Shore saw limited ice time his freshman year, as the Pioneers were ranked first in the nation through most of the season and were led by several veteran forwards. During his sophomore year he was the Pioneer’s leading scorer, jumping from just 19 points his first year to 46 in 40 games. He also earned a bronze medal with Team USA in the World Junior Championship.

Shore was quickly making a name for himself in the college ranks, a feat that was no surprise to the man who recruited him, Denver head coach George Gwozdecky.

“Drew is one of those guys who has always impressed me because he knows what he wants to do and how to get there,” Gwozdecky said. “From a young age he set his goal of becoming a professional hockey player.”

Shore’s junior year can best be described in one word: dominant. He again lead the Pioneers in scoring with 53 points (22 goals, 31 assists) in 42 games and served as captain as one of the best teams in the nation. Personal accomplishments aside, what Shore valued the most was the chance to share the ice with his younger brother Nick, who was a freshman.

“It was awesome,” Shore said. “It’s not that often that brothers play together in college. I was glad I had that opportunity.”

At the end of his junior year Shore once again came to a crossroads. His other younger brother Quentin, was set to start his freshman year at Denver. It’s rare enough for two brothers to share the ice, let alone three.

It was a decision Drew has often cited as the toughest of his life, but in the end he decided it was time to fulfill his childhood dream of being a professional hockey player.

“Certainly school was great,” Shore said. “But to be honest if I had gone back it would have just been to play with my brothers. I realized at the end of the day that I had worked my whole life to take that next step.”

A week after losing to Ferris State in the NCAA regionals, Shore made his decision and things started happening fast. Shore hopped on a plane to San Antonio to join the Rampage, a team in the midst of a playoff run. It was all very surreal for Shore, but it didn’t quite register until he touched down in the Alamo City for the first time.

“It was 90 degrees and I was going to the rink in sandals, so I definitely wasn’t used to that,” Shore said. “But I was excited to back into some hockey. It was a good time to come in, too. It was the playoffs so it was really competitive hockey.”

“It was an easy transition,” he added. “The guys were really good to me and I felt like a part of the team right away.”

Shore played in 17 games for the Rampage last season. Nine of those were in the Calder Cup Playoffs where he scored two goals and was part of the team that won its first playoff round in franchise history.

Needless to say, being a part of that playoff run last year has paid dividends this year.

“Just being comfortable coming down here,” Shore said. “As an offensive guy, confidence is a huge thing.

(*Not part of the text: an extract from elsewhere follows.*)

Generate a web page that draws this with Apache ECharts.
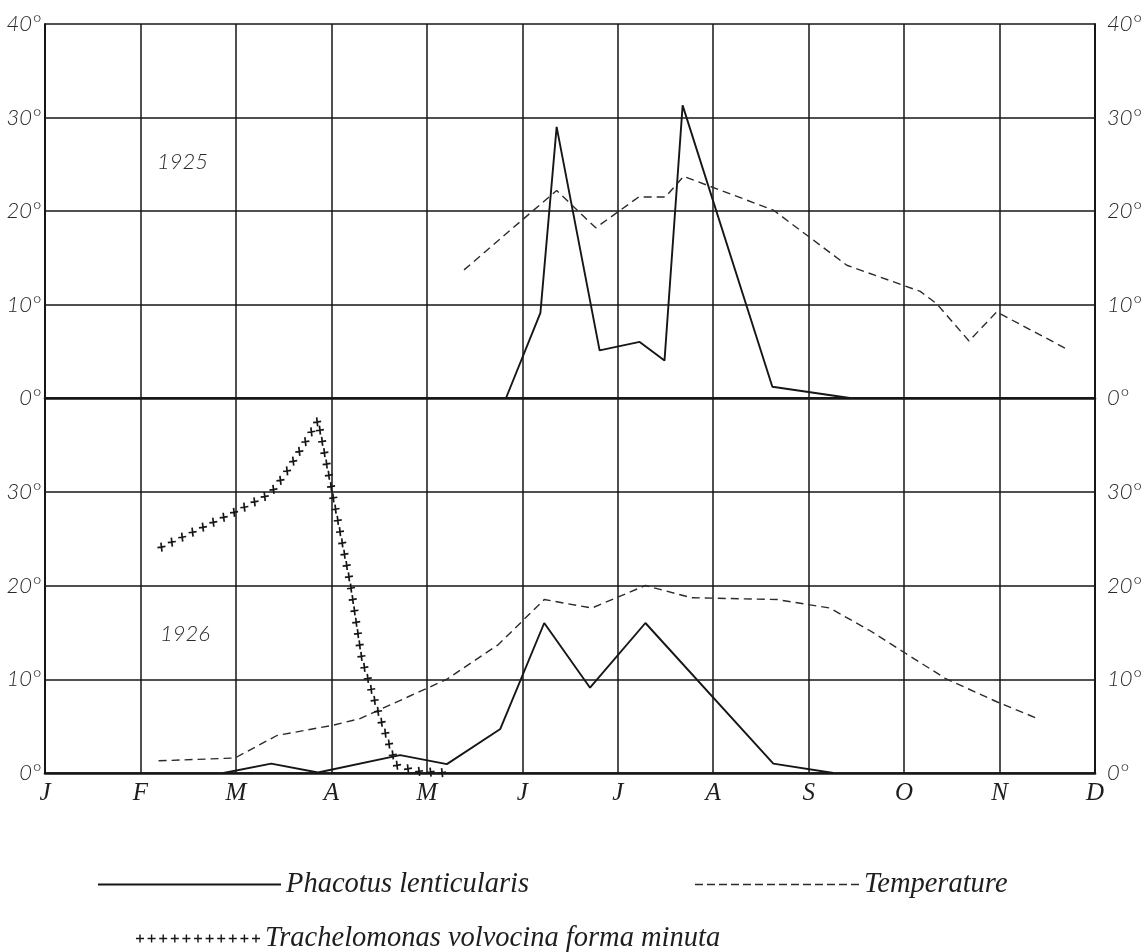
<!DOCTYPE html>
<html>
<head>
<meta charset="utf-8">
<script src="https://cdn.jsdelivr.net/npm/echarts@6/dist/echarts.min.js"></script>
<style>
  html, body { margin: 0; padding: 0; background: #ffffff; }
  #chart { width: 1147px; height: 952px; }
</style>
</head>
<body>
<div id="chart"></div>
<script>
// Month axis: 0 = start of January ... 11 = start of December
const months = ['J', 'F', 'M', 'A', 'M', 'J', 'J', 'A', 'S', 'O', 'N', 'D'];
const yTicks = [0, 10, 20, 30, 40];

// 1925 — Phacotus lenticularis (x in months, value on degree scale)
const phac1925X = [4.83, 5.19, 5.36, 5.81, 6.23, 6.49, 6.68, 7.62, 8.43];
const phac1925V = [0, 9.1, 29.0, 5.1, 6.0, 4.0, 31.3, 1.2, 0];

// 1925 — Temperature
const temp1925X = [4.39, 5.36, 5.77, 6.22, 6.50, 6.69, 7.63, 8.40, 9.17, 9.34, 9.68, 9.97, 10.73];
const temp1925V = [13.7, 22.2, 18.2, 21.5, 21.5, 23.7, 20.1, 14.2, 11.4, 10.1, 6.1, 9.2, 5.1];

// 1926 — Phacotus lenticularis
const phac1926X = [1.87, 2.37, 2.86, 3.72, 4.21, 4.77, 5.23, 5.71, 6.29, 7.63, 8.26];
const phac1926V = [0, 1.0, 0.05, 1.9, 0.95, 4.7, 16.0, 9.1, 16.0, 1.0, 0];

// 1926 — Temperature
const temp1926X = [1.19, 1.99, 2.43, 3.02, 3.30, 4.21, 4.75, 5.23, 5.73, 6.29, 6.77, 7.67, 8.22, 8.64, 9.01, 9.43, 9.97, 10.40];
const temp1926V = [1.3, 1.6, 4.0, 5.1, 5.8, 10.0, 13.7, 18.5, 17.6, 20.0, 18.7, 18.5, 17.6, 15.2, 12.8, 10.1, 7.6, 5.8];

// 1926 — Trachelomonas volvocina forma minuta
const trach1926X = [1.22, 2.02, 2.36, 2.51, 2.64, 2.78, 2.86, 3.00, 3.20, 3.32, 3.51, 3.68, 3.88, 4.21];
const trach1926V = [24.1, 28.0, 29.8, 31.8, 33.9, 36.2, 37.6, 30.4, 20.1, 12.1, 5.9, 0.85, 0.2, 0];

const INK = '#161616';
const numFont = { fontFamily: 'Lato', fontStyle: 'italic', fontWeight: 300, fontSize: 22, color: '#2a2a2a' };
const letterFont = { fontFamily: 'Liberation Serif', fontStyle: 'italic', fontSize: 25, color: '#1e1e1e' };

function pairs(xs, vs) { return xs.map((x, i) => [x, vs[i]]); }

// small glyph paths for the legend keys
function dashIcon(n, dash, gap, h) {
  let p = 'path://';
  for (let i = 0; i < n; i++) {
    const x = i * (dash + gap);
    p += `M${x},0h${dash}v${h}h${-dash}z`;
  }
  return p;
}
function crossIcon(n, step, s, t) {
  let p = 'path://';
  for (let i = 0; i < n; i++) {
    const cx = i * step + s / 2, cy = s / 2;
    p += `M${cx - s / 2},${cy - t / 2}h${s}v${t}h${-s}z`;
    p += `M${cx - t / 2},${cy - s / 2}h${t}v${s}h${-t}z`;
  }
  return p;
}

function yAxisFor(gridIndex, side, hideTop) {
  const right = side === 'right';
  return {
    type: 'value', gridIndex, position: side, min: 0, max: 40, interval: 10,
    axisLine: { show: true, lineStyle: { color: INK, width: 2 } },
    axisTick: { show: false },
    splitLine: { show: !right, lineStyle: { color: INK, width: 1.5 } },
    axisLabel: Object.assign({}, numFont, {
      margin: right ? 12 : 4,
      formatter: v => (hideTop && v === 40) ? '' : v + '°'
    })
  };
}
function xAxisFor(gridIndex, showLabels) {
  return {
    type: 'value', gridIndex, min: 0, max: 11, interval: 1,
    axisLine: { show: true, onZero: false, lineStyle: { color: INK, width: 2.6 } },
    axisTick: { show: false },
    splitLine: { show: true, lineStyle: { color: INK, width: 1.5 } },
    axisLabel: Object.assign({}, letterFont, {
      show: showLabels, margin: 8,
      formatter: v => months[v] || ''
    })
  };
}

const solidStyle = { color: INK, width: 1.9 };
const dashStyle = { color: '#2b2b2b', width: 1.4, type: [8, 5] };

function lineSeries(name, xs, vs, xi, yi, style) {
  return {
    name, type: 'line', xAxisIndex: xi, yAxisIndex: yi,
    data: pairs(xs, vs), showSymbol: false, symbol: 'none',
    lineStyle: style, color: style.color, silent: true, animation: false, z: 3
  };
}

// Trachelomonas drawn as a chain of small crosses along its polyline
const CROSS_STEP = 11.5;
function renderCrossLine(params, api) {
  if (params.dataIndex !== 0) return null;
  const pts = trach1926X.map((x, i) => api.coord([x, trach1926V[i]]));
  const children = [];
  let carry = 0;
  for (let i = 0; i < pts.length - 1; i++) {
    const [x0, y0] = pts[i], [x1, y1] = pts[i + 1];
    const len = Math.hypot(x1 - x0, y1 - y0);
    let d = carry;
    while (d <= len) {
      const t = len ? d / len : 0;
      const cx = x0 + (x1 - x0) * t, cy = y0 + (y1 - y0) * t;
      children.push({
        type: 'path',
        shape: { pathData: `M${cx - 4},${cy + 0.6}L${cx + 4},${cy - 0.6}M${cx - 0.5},${cy - 4.5}L${cx + 0.5},${cy + 4.5}` },
        style: { stroke: INK, lineWidth: 1.7, fill: null }
      });
      d += CROSS_STEP;
    }
    carry = d - len;
  }
  return { type: 'group', children };
}

const legendText = { fontFamily: 'Liberation Serif', fontStyle: 'italic', fontSize: 28.5, color: '#1e1e1e' };

const option = {
  backgroundColor: '#ffffff',
  animation: false,
  grid: [
    { left: 45, right: 52, top: 24, height: 374 },
    { left: 45, right: 52, top: 398, height: 375 }
  ],
  xAxis: [xAxisFor(0, false), xAxisFor(1, true)],
  yAxis: [
    yAxisFor(0, 'left', false), yAxisFor(0, 'right', false),
    yAxisFor(1, 'left', true), yAxisFor(1, 'right', true)
  ],
  legend: [
    {
      left: 98, top: 870, itemWidth: 183, itemHeight: 2, itemGap: 0, padding: 0,
      selectedMode: false, textStyle: legendText,
      data: [{ name: 'Phacotus lenticularis', icon: 'path://M0,0h183v2h-183z', itemStyle: { color: INK, borderWidth: 0 } }]
    },
    {
      left: 695, top: 870, itemWidth: 164, itemHeight: 1.5, itemGap: 0, padding: 0,
      selectedMode: false, textStyle: legendText,
      data: [{ name: 'Temperature', icon: dashIcon(14, 8, 4, 1.5), itemStyle: { color: '#2b2b2b', borderWidth: 0 } }]
    },
    {
      left: 136, top: 924, itemWidth: 124, itemHeight: 8, itemGap: 0, padding: 0,
      selectedMode: false, textStyle: legendText,
      data: [{ name: 'Trachelomonas volvocina forma minuta', icon: crossIcon(11, 11.6, 8, 1.4), itemStyle: { color: INK, borderWidth: 0 } }]
    }
  ],
  graphic: [
    { type: 'text', left: 157, top: 151, style: { text: '1925', font: 'italic 300 22px Lato', fill: '#2a2a2a' } },
    { type: 'text', left: 160, top: 623, style: { text: '1926', font: 'italic 300 22px Lato', fill: '#2a2a2a' } }
  ],
  series: [
    lineSeries('Phacotus lenticularis', phac1925X, phac1925V, 0, 0, solidStyle),
    lineSeries('Temperature', temp1925X, temp1925V, 0, 0, dashStyle),
    lineSeries('Phacotus lenticularis', phac1926X, phac1926V, 1, 2, solidStyle),
    lineSeries('Temperature', temp1926X, temp1926V, 1, 2, dashStyle),
    {
      name: 'Trachelomonas volvocina forma minuta', type: 'custom',
      xAxisIndex: 1, yAxisIndex: 2, color: INK, silent: true, z: 4,
      data: pairs(trach1926X, trach1926V),
      encode: { x: 0, y: 1 },
      renderItem: renderCrossLine
    }
  ]
};

const chart = echarts.init(document.getElementById('chart'), null, { renderer: 'canvas' });
chart.setOption(option);
</script>
</body>
</html>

Having that confidence makes things so much easier and I think coming in and playing in the playoffs gave me a little bit of extra confidence coming into this year.”

Shore may call it confidence, but when you ask his teammates and coaches, they will tell you the same thing everybody has been saying about Shore since he was young: He knows how to work.

“As a young guy he’s understanding what it takes to be a professional hockey player,” Rampage head coach Chuck Weber said. “He puts the extra work in weight room before and after practice. He’s being rewarded for that.

“He’s a guy who plays with a lot of a pace in his game and he wants the puck. You have to give credit to him for wanting to be an impact guy.”

Back in the tunnel Shore is suited up and ready to go. He’s yelling and high-fiving his teammates, just getting ready for another night of work. One day he hopes that it’ll be NHL ice that he’s leading the charge onto. But for now, here in San Antonio, there’s still plenty of work to be done.